Mitarbeiter:innen, die am 1. August 2022 ihre Tätigkeit beginnen, aber schon vorher ihren Arbeitsvertrag erhalten haben, fallen allerdings wohl nicht unter diese Ausnahme. Hier ist das NachwG auch ohne Verlangen ab 1. August 2022 zu erfüllen, was ggf. den Abschluss eines aktualisierten Arbeitsvertrags erfordert. 

Weitere Gesetzesänderungen

Neben der Änderung des NachwG wurden weitere Gesetzesänderungen beschlossen, insbesondere des Teilzeit- und Befristungsgesetzes (TzBfG). 

Darin wird die bereits bestehende Pflicht des Arbeitgebers ausgeweitet, Teilzeitbeschäftigte mit Wunsch nach Veränderung von Dauer und Lage der Arbeitszeit (d.h. vor allem Teilzeitbeschäftigte mit Wunsch nach mehr Arbeitszeit) über dafür geeignete Arbeitsplätze oder allgemein über unbefristete Arbeitsplätze zu unterrichten. 
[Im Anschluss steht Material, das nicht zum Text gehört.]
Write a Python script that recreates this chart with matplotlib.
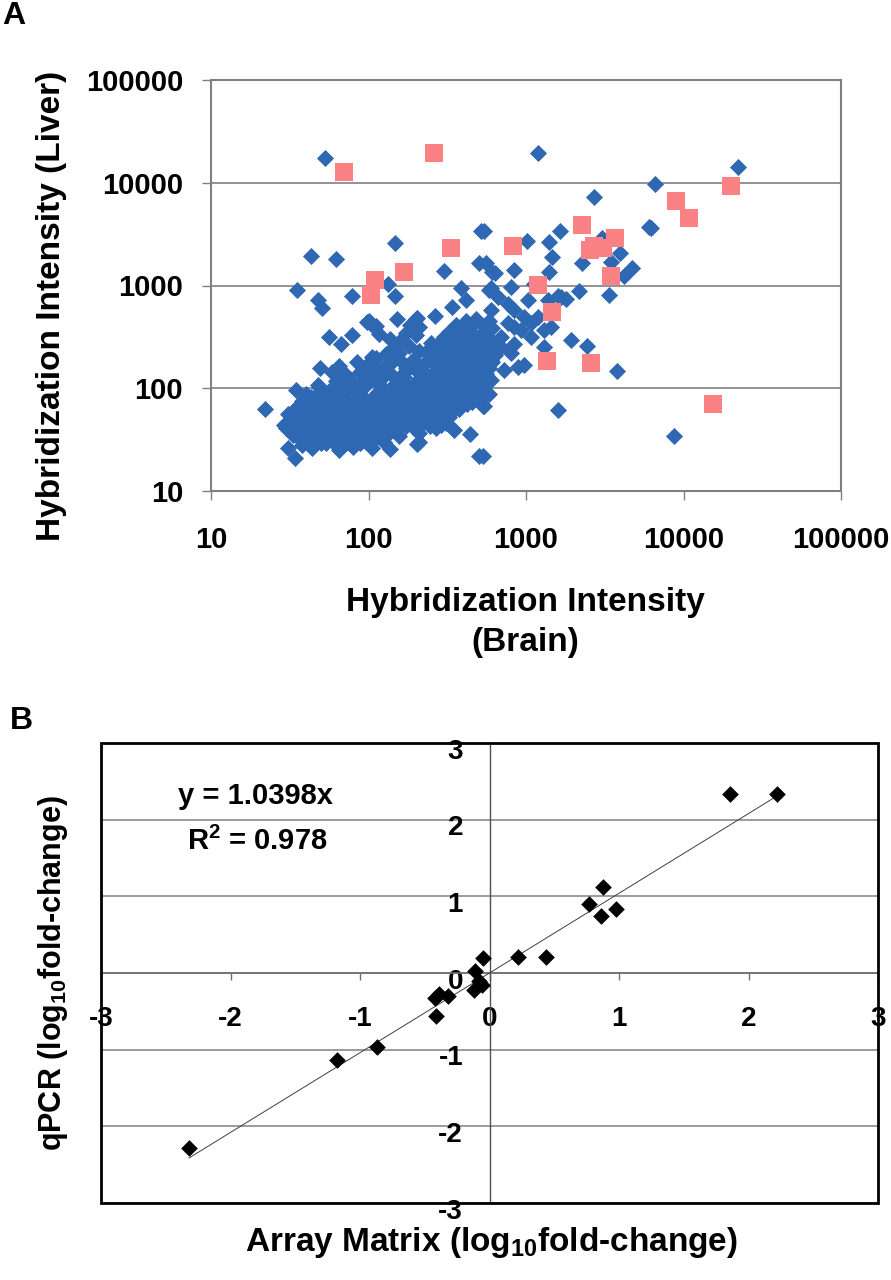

Für Mitarbeiter:innen mit vereinbarter Arbeit auf Abruf muss der Arbeitgeber zukünftig auch Referenztage und Referenzstunden für den möglichen Einsatz festlegen. 

Für die Probezeit wurde nun ausdrücklich normiert, dass in befristeten Arbeitsverhältnissen eine Probezeit stets im Verhältnis zu der Dauer der Befristung und Art der Tätigkeit stehen muss. Vor allem bei befristeten Arbeitsverhältnissen von nicht mehr als zwölf Monaten vorgesehener Dauer könnte es mitunter unzulässig sein, sechs Monate als Probezeit anzusetzen.